L'ivraie dans le champ
Mt 13,24-30
² Ainsi il y a de l'ivraie dans le champ du Seigneur.
Ce
n'est pas lui qui l'y a semée, car Jésus n'est venu semer que la Parole du
Règne de Dieu. "C'est un ennemi qui a fait cela", explique Jésus.
Mais comment a-t-il pu réussir? - parce que "les gens dormaient".
Peut-être avaient-ils des raisons de se reposer ; mais ils auraient dû
s'arranger ensemble pour qu'une surveillance, une vigilance, soit possible.
II fallait rester vigilant, car le
mal est vite fait quand il s'agit de semer. Jésus le souligne également :
l'ennemi a semé de l'ivraie en plein milieu du blé, et il s'en est allé,
sachant bien que désormais sa mauvaise graine allait pousser sans lui, en
profitant de la bonne terre, préparée pour la bonne graine.
² L'inconvénient, avec la mauvaise herbe, c'est qu'au
début, et longtemps, elle ressemble au bon blé. Tant que l'herbe est verte,
tant que les graines ne sont pas formées, impossible de reconnaître l'ivraie
avec certitude. De même dans la terre de notre cœur, lorsque nous laissons
l'ennemi semer ses graines de malheur : la désunion, l'égoïsme, ou la
tristesse. C'est au bout d'un certain temps que l'on constate le désastre :
"mon champ est plein d'ivraie ; mon cœur de croyante est partagé, et il
porte à la fois des fruits pour la vie et des germes de mort".
² Alors, quel est le remède?
Les
serviteurs, dans la parabole, viennent trouver le maître du champ, avec toute
leur bonne volonté, et avec beaucoup d'illusions : "Veux-tu que nous
allions ramasser cette ivraie ?" L'ivraie a déjà produit ses épis, et déjà
on peut la reconnaître.
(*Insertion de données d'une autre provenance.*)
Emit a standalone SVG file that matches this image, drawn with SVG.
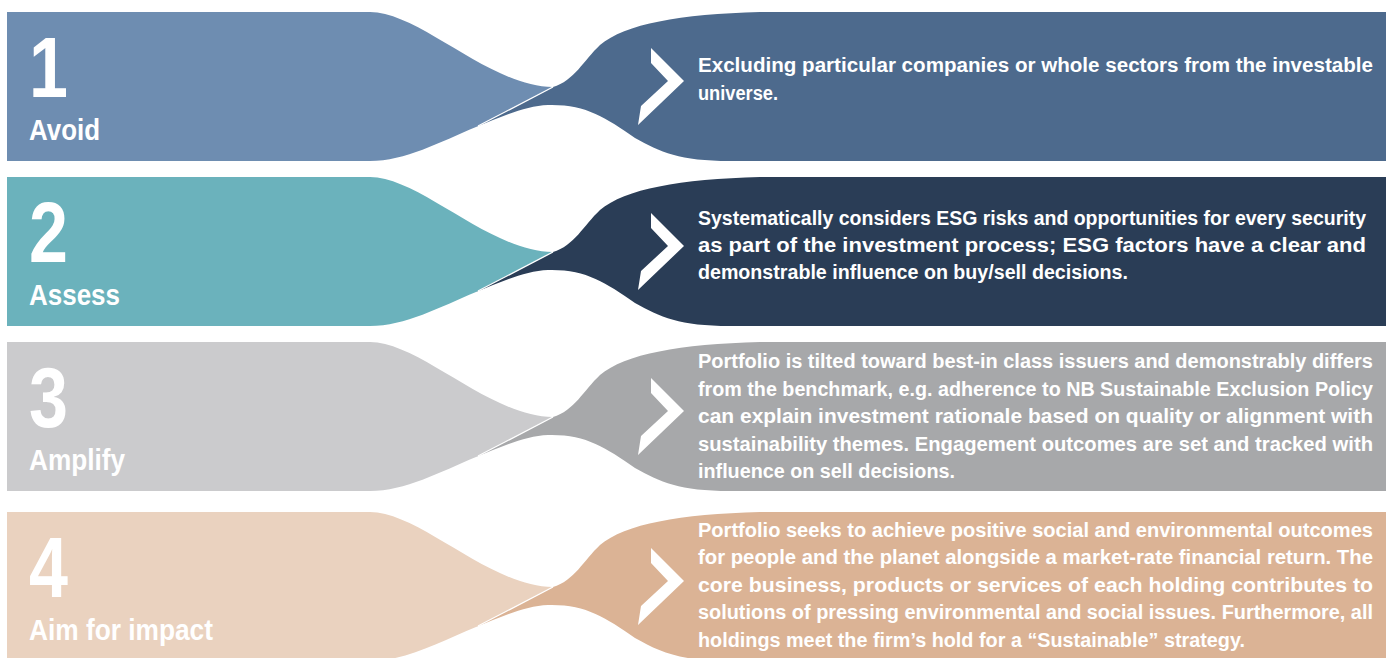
<svg xmlns="http://www.w3.org/2000/svg" xmlns:xlink="http://www.w3.org/1999/xlink" width="1388" height="658" viewBox="0 0 1388 658">
  <style>
    /* condensed look: regular sans stretched vertically inside scaled groups */
    .txt { font-family: "Liberation Sans", Arial, sans-serif; font-weight: bold; fill: #ffffff; }
    .num { font-size: 70px; }
    .lbl { font-size: 23.6px; }
    .desc { font-size: 19.6px; }
    .seam { stroke: #ffffff; stroke-width: 1.3; fill: none; }
    .chev { fill: #ffffff; }
  </style>
  <defs>
    <!-- left tab: flat box that narrows into a pointed tail -->
    <path id="lhs" d="M7,0 H370 C420,0 490,75 553,75 L476,115 C440,130 405,149 370,149 H7 Z"/>
    <!-- right tab: pointed tail that flares into the text panel -->
    <path id="rhs" d="M476,115 L553,75 C574,69 584,48 600,33 C625,12 680,2 760,0 H1386 V149 H730 C680,149 660,140 635,126 C605,105 585,92 548,93 C525,94 500,105 476,115 Z"/>
    <polygon id="chevron" points="651,36 684,69 638,113 641,94 668,69 651,51"/>
    <line id="seamline" x1="478" y1="114" x2="553" y2="75"/>
  </defs>

  <!-- 1: Avoid -->
  <g id="step-avoid" transform="translate(0,12)">
    <use xlink:href="#lhs" href="#lhs" fill="#6E8DB1"/>
    <use xlink:href="#rhs" href="#rhs" fill="#4D6A8D"/>
    <use xlink:href="#seamline" href="#seamline" class="seam"/>
    <use xlink:href="#chevron" href="#chevron" class="chev"/>
    <g class="txt" transform="scale(1 1.23)">
      <text class="num" x="29" y="69.1">1</text>
      <text class="lbl" x="29" y="104.07" textLength="71" lengthAdjust="spacingAndGlyphs">Avoid</text>
    </g>
    <g class="txt" transform="scale(1 1.07)">
      <text class="desc" x="698" y="56.07" textLength="675" lengthAdjust="spacingAndGlyphs">Excluding particular companies or whole sectors from the investable</text>
      <text class="desc" x="698" y="82.24" textLength="80" lengthAdjust="spacingAndGlyphs">universe.</text>
    </g>
  </g>

  <!-- 2: Assess -->
  <g id="step-assess" transform="translate(0,177)">
    <use xlink:href="#lhs" href="#lhs" fill="#6BB2BC"/>
    <use xlink:href="#rhs" href="#rhs" fill="#2A3D56"/>
    <use xlink:href="#seamline" href="#seamline" class="seam"/>
    <use xlink:href="#chevron" href="#chevron" class="chev"/>
    <g class="txt" transform="scale(1 1.23)">
      <text class="num" x="29" y="69.1">2</text>
      <text class="lbl" x="29" y="104.07" textLength="91" lengthAdjust="spacingAndGlyphs">Assess</text>
    </g>
    <g class="txt" transform="scale(1 1.07)">
      <text class="desc" x="698" y="44.86" textLength="668" lengthAdjust="spacingAndGlyphs">Systematically considers ESG risks and opportunities for every security</text>
      <text class="desc" x="698" y="70.09" textLength="668" lengthAdjust="spacingAndGlyphs">as part of the investment process; ESG factors have a clear and</text>
      <text class="desc" x="698" y="95.33" textLength="430" lengthAdjust="spacingAndGlyphs">demonstrable influence on buy/sell decisions.</text>
    </g>
  </g>

  <!-- 3: Amplify -->
  <g id="step-amplify" transform="translate(0,342)">
    <use xlink:href="#lhs" href="#lhs" fill="#CBCBCD"/>
    <use xlink:href="#rhs" href="#rhs" fill="#A7A8AA"/>
    <use xlink:href="#seamline" href="#seamline" class="seam"/>
    <use xlink:href="#chevron" href="#chevron" class="chev"/>
    <g class="txt" transform="scale(1 1.23)">
      <text class="num" x="29" y="69.1">3</text>
      <text class="lbl" x="29" y="104.07" textLength="96" lengthAdjust="spacingAndGlyphs">Amplify</text>
    </g>
    <g class="txt" transform="scale(1 1.07)">
      <text class="desc" x="698" y="24.30" textLength="675" lengthAdjust="spacingAndGlyphs">Portfolio is tilted toward best-in class issuers and demonstrably differs</text>
      <text class="desc" x="698" y="50.47" textLength="675" lengthAdjust="spacingAndGlyphs">from the benchmark, e.g. adherence to NB Sustainable Exclusion Policy</text>
      <text class="desc" x="698" y="75.70" textLength="675" lengthAdjust="spacingAndGlyphs">can explain investment rationale based on quality or alignment with</text>
      <text class="desc" x="698" y="101.87" textLength="675" lengthAdjust="spacingAndGlyphs">sustainability themes. Engagement outcomes are set and tracked with</text>
      <text class="desc" x="698" y="127.10" textLength="257" lengthAdjust="spacingAndGlyphs">influence on sell decisions.</text>
    </g>
  </g>

  <!-- 4: Aim for impact -->
  <g id="step-impact" transform="translate(0,512)">
    <use xlink:href="#lhs" href="#lhs" fill="#EAD2BF"/>
    <use xlink:href="#rhs" href="#rhs" fill="#DBB395"/>
    <use xlink:href="#seamline" href="#seamline" class="seam"/>
    <use xlink:href="#chevron" href="#chevron" class="chev"/>
    <g class="txt" transform="scale(1 1.23)">
      <text class="num" x="29" y="69.1">4</text>
      <text class="lbl" x="29" y="104.07" textLength="184" lengthAdjust="spacingAndGlyphs">Aim for impact</text>
    </g>
    <g class="txt" transform="scale(1 1.07)">
      <text class="desc" x="698" y="23.36" textLength="675" lengthAdjust="spacingAndGlyphs">Portfolio seeks to achieve positive social and environmental outcomes</text>
      <text class="desc" x="698" y="48.60" textLength="675" lengthAdjust="spacingAndGlyphs">for people and the planet alongside a market-rate financial return. The</text>
      <text class="desc" x="698" y="74.77" textLength="675" lengthAdjust="spacingAndGlyphs">core business, products or services of each holding contributes to</text>
      <text class="desc" x="698" y="100.00" textLength="675" lengthAdjust="spacingAndGlyphs">solutions of pressing environmental and social issues. Furthermore, all</text>
      <text class="desc" x="698" y="126.17" textLength="547" lengthAdjust="spacingAndGlyphs">holdings meet the firm’s hold for a “Sustainable” strategy.</text>
    </g>
  </g>
</svg>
Mais le maître est formel : "Non ! de peur qu'en
arrachant l'ivraie vous ne déraciniez le blé avec elle".
Il est bien dommage qu'il se trouve
de l'ivraie dans notre cœur, dans nos groupes chrétiens, dans nos communautés ;
mais ce qu'il faut sauvegarder avant tout, c'est la moisson qui lève et qui va
nourrir les hommes, c'est la croissance de l'Évangile dans notre vie, c'est
l'expansion missionnaire de l'Église où tous les peuples trouveront le salut.
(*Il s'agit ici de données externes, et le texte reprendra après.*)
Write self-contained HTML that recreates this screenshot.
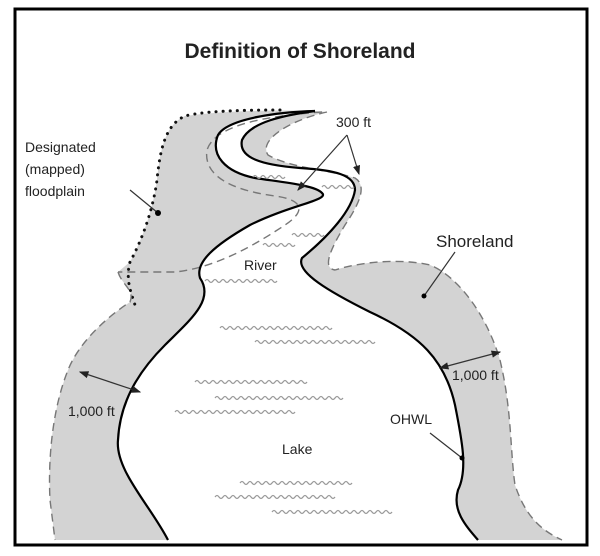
<!DOCTYPE html>
<html><head><meta charset="utf-8"><style>
html,body{margin:0;padding:0;background:#fff;width:600px;height:556px;overflow:hidden}
svg{display:block}
text{font-family:"Liberation Sans",Arial,sans-serif;fill:#222}
</style></head><body>
<svg id="s" width="600" height="556" viewBox="0 0 600 556">
<rect x="15" y="9" width="572" height="536" fill="#fff" stroke="#000" stroke-width="3"/>
<text x="300" y="58" font-size="21" font-weight="bold" text-anchor="middle" fill="#111">Definition of Shoreland</text>
<path d="M168,540 C150,505 115,470 118,440 C120,400 140,370 165,345 C190,320 215,300 200,278 C195,262 215,245 250,225 C290,205 330,200 322,193 C315,185 280,182 255,178 C225,172 210,155 218,135 C228,118 280,112 315,111 C280,110 230,110 185,116 C165,125 160,150 157,180 C153,210 142,240 130,262 L118,272 C122,285 135,290 130,302 C110,315 80,340 68,370 C52,410 48,460 50,500 L55,540 Z" fill="#d3d3d3"/>
<path d="M315,111 C285,115 250,122 242,140 C238,158 262,165 300,168 C335,170 355,175 355,190 C352,210 330,235 302,258 C295,272 330,292 370,312 C420,335 445,360 455,405 C462,440 468,470 458,490 C452,510 465,525 478,540 L562,540 C540,530 525,515 515,485 C510,450 512,410 500,360 C485,310 455,275 430,265 C400,258 360,262 335,270 C322,268 330,250 345,225 C362,200 366,185 355,178 C330,170 290,168 268,155 C258,140 290,120 327,112 Z" fill="#d3d3d3"/>
<path d="M280,110 C230,110 200,112 185,116 C165,125 160,150 157,180 C153,210 142,240 130,262 C125,280 132,295 135,305" fill="none" stroke="#111" stroke-width="3" stroke-dasharray="0.1 7" stroke-linecap="round"/>
<g fill="none" stroke="#777" stroke-width="1.4" stroke-dasharray="8 5">
<path d="M322,112 C265,116 215,125 207,150 C203,175 230,190 275,196 C305,200 305,212 285,225 C255,245 215,268 175,272 L118,272"/>
<path d="M327,112 C290,120 258,140 268,155 C290,168 330,170 355,178 C366,185 362,200 345,225 C330,250 322,268 335,270 C360,262 400,258 430,265 C455,275 485,310 500,360 C512,410 510,450 515,485 C525,515 540,530 562,540"/>
<path d="M118,272 C122,285 135,290 130,302 C110,315 80,340 68,370 C52,410 48,460 50,500 L55,540"/>
</g>
<g fill="none" stroke="#000" stroke-width="2.2">
<path d="M168,540 C150,505 115,470 118,440 C120,400 140,370 165,345 C190,320 215,300 200,278 C195,262 215,245 250,225 C290,205 330,200 322,193 C315,185 280,182 255,178 C225,172 210,155 218,135 C228,118 280,112 315,111"/>
<path d="M315,111 C285,115 250,122 242,140 C238,158 262,165 300,168 C335,170 355,175 355,190 C352,210 330,235 302,258 C295,272 330,292 370,312 C420,335 445,360 455,405 C462,440 468,470 458,490 C452,510 465,525 478,540"/>
</g>
<g id="w" fill="none" stroke="#999" stroke-width="1.2"></g>
<defs><marker id="a" markerWidth="8" markerHeight="8" refX="7" refY="4" orient="auto"><path d="M0,1 L8,4 L0,7 Z" fill="#222"/></marker></defs>
<g stroke="#333" stroke-width="1.2" fill="none">
<path d="M110,382 L140,392" marker-end="url(#a)"/><path d="M110,382 L80,372" marker-end="url(#a)"/>
<path d="M470,360 L500,352" marker-end="url(#a)"/><path d="M470,360 L440,368" marker-end="url(#a)"/>
<path d="M347,135 L298,190" marker-end="url(#a)"/><path d="M347,135 L359,174" marker-end="url(#a)"/>
<path d="M130,190 L158,213"/><path d="M455,252 L424,296"/><path d="M430,433 L462,458"/>
</g>
<circle cx="158" cy="213" r="3" fill="#000"/><circle cx="424" cy="296" r="2.5" fill="#000"/><circle cx="462" cy="458" r="2.5" fill="#000"/>
<g font-size="14">
<text x="336" y="127">300 ft</text>
<text x="25" y="152">Designated</text><text x="25" y="174">(mapped)</text><text x="25" y="196">floodplain</text>
<text x="244" y="270">River</text>
<text x="68" y="416">1,000 ft</text><text x="452" y="380">1,000 ft</text>
<text x="390" y="424">OHWL</text><text x="282" y="454">Lake</text>
</g>
<text x="436" y="247" font-size="17">Shoreland</text>
</svg>
<script>
var L=[[220,328,330],[255,342,372],[195,382,307],[215,398,336],[175,412,288],[240,483,352],[215,497,335],[272,512,392],[205,281,273],[253,177,280],[322,187,348],[292,235,318],[263,245,295]];
var g=document.getElementById('w'),d='';
L.forEach(function(l){var x=l[0],y=l[1];d+='M'+x+','+y;while(x<l[2]){d+=' q2,-3 4,0 q2,3 4,0';x+=8;}});
var p=document.createElementNS('http://www.w3.org/2000/svg','path');p.setAttribute('d',d);g.appendChild(p);
</script>
</body></html>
Si pour éliminer l'ivraie il faut
arracher le bon grain, mieux vaut patienter jusqu'à la moisson ; si pour extirper
le mal il faut compromettre les fruits du bien, mieux vaut laisser Dieu faire
le tri à Son heure.
² "Laissez l'une et l'autre croître jusqu'à la
moisson", dit Jésus ; et l'on pourrait trouver sa réponse décevante,
tellement le désir est puissant au fond des cœurs de vivre dans un monde pur,
dans une Église unie, dans une communauté ardente et unanime. Et pourtant,
c'est Jésus qui a raison.
D'abord parce que Dieu, en patientant
jusqu'au jugement, patiente avec chacun de nous, sans détruire en nous les
forces de vie pour arracher tout de suite le mal de notre cœur. Dieu nous donne
le temps de la conversion.
Et puis Dieu se réserve le jugement,
que Jésus décrit souvent dans l'Évangile comme un moment de vérité où seront
révélés le fond des coeurs et le poids réel de chaque existence. Laissons à
Dieu le dernier mot sur toute chose, et gardons la paix. Le mal ne gagnera pas,
ni dans notre cœur ni dans le monde, si nous laissons faire la patience de Dieu
: "Ayez confiance; disait Jésus, j'ai vaincu le monde", le monde du
refus.
Certes, l'ivraie pousse, grandit, et
c'est souvent un scandale ; mais nous n'avons pour la combattre, en
nous et autour de nous, que les seules armes de
l'Évangile, les outils du grand Moissonneur. Jésus s'est livré pour nos péchés.
Pour stopper la montée de l'ivraie dans le champ du monde, il a offert à Dieu
sa vie donnée aux hommes et son obéissance; il a vécu pleinement Fils et
totalement frère.
Et depuis vingt siècles il
moissonne, pour son grenier éternel.